In a Twitter thread on marital pressure and life choices, a Twitter user @eketiette recounted seeing a bride stop cold on the steps of a church and say, “This is more than cold feet. I can’t marry him.”
According to the Nigerian lawyer turned writer, she understood the lady’s decision and admires her bravery. She further added that our culture of marital pressure, and shaming people into remaining in an unhealthy relationship isn’t a good one.
Her tweets read:
”I once watched a bride stop cold on the steps of a church & say, “This is more than cold feet. I can’t marry him.” At the time, I only saw her fear. Today, at last, I understand. I’m amazed by her bravery. *sigh* Doing the right thing. It’s hard, it hurts, but it must be done.

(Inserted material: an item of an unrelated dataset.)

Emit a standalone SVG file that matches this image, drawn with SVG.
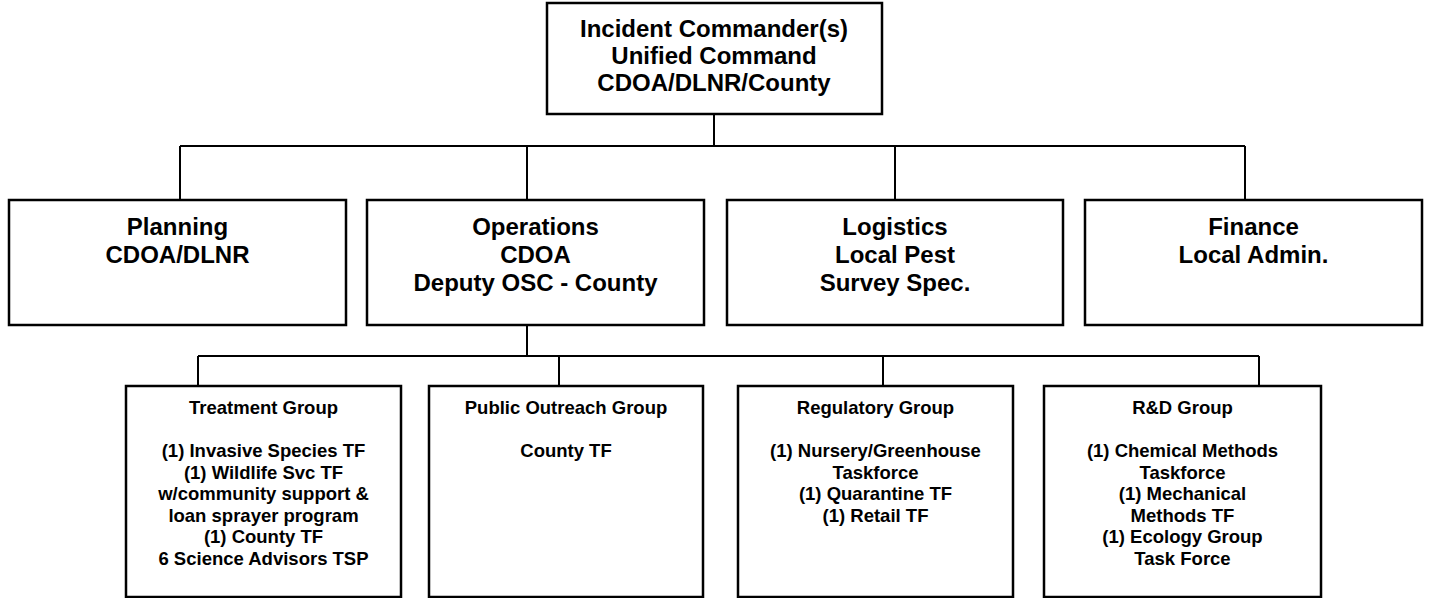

Now I have to make a thread because of the replies from some men. I wasn’t expecting the anger and condemnation. It’s easy to hold your phone and type hard words. Until you find yourself in the situation. Be honest. We don’t always do the right thing at the right time.
Or do what we really need to do. Many of us studied or are still studying courses our parents picked out. Or working jobs we hated to please family/society. Because we couldn’t stand the heat that came with making the hard decisions.
In doing these, we lose time, money, opportunities, etc. We even hurt people. It is the way of life. Now, I don’t know about you guys, but I’ve been in situations where everything looked perfect but my guts told me otherwise.
People urged me on because the person/business/situation looked perfect. Like this case. He was a good man. But he wasn’t the one for her. People told her he was; he too. Could she have quit earlier? For sure. Would it have been easier? No.
Because we live in a society where calling off a wedding ceremony is almost a taboo. And no matter how hard we try, we constantly battle with the ‘what will people say’ syndrome. So, until you’ve stared parents/society in the face and followed your heart/guts, don’t say this isn’t bravery.
Until you’ve never lost anything because you always got it right, don’t knock this too hard. A little understanding, that’s all I ask. Oh, I also feel the irrepressible urge to add that when the dust settled, he was grateful she didn’t go through with it. He married someone else ten months later. She married someone else two years later.
Judging by some replies, my parents should call me, “selfish, barbaric, callous, insensitive…” I mean, they spent millions to ensure I became a barrister yet I refused to practice the law because writing makes me happy.
Imagine their horror when I quit my job at the Supreme Court. Why didn’t I quit while filling my JAMB form? Selfish me. Our culture of marital pressure and shaming people into remaining in such situations isn’t a good one. Just so you know. Now, I rest my case.”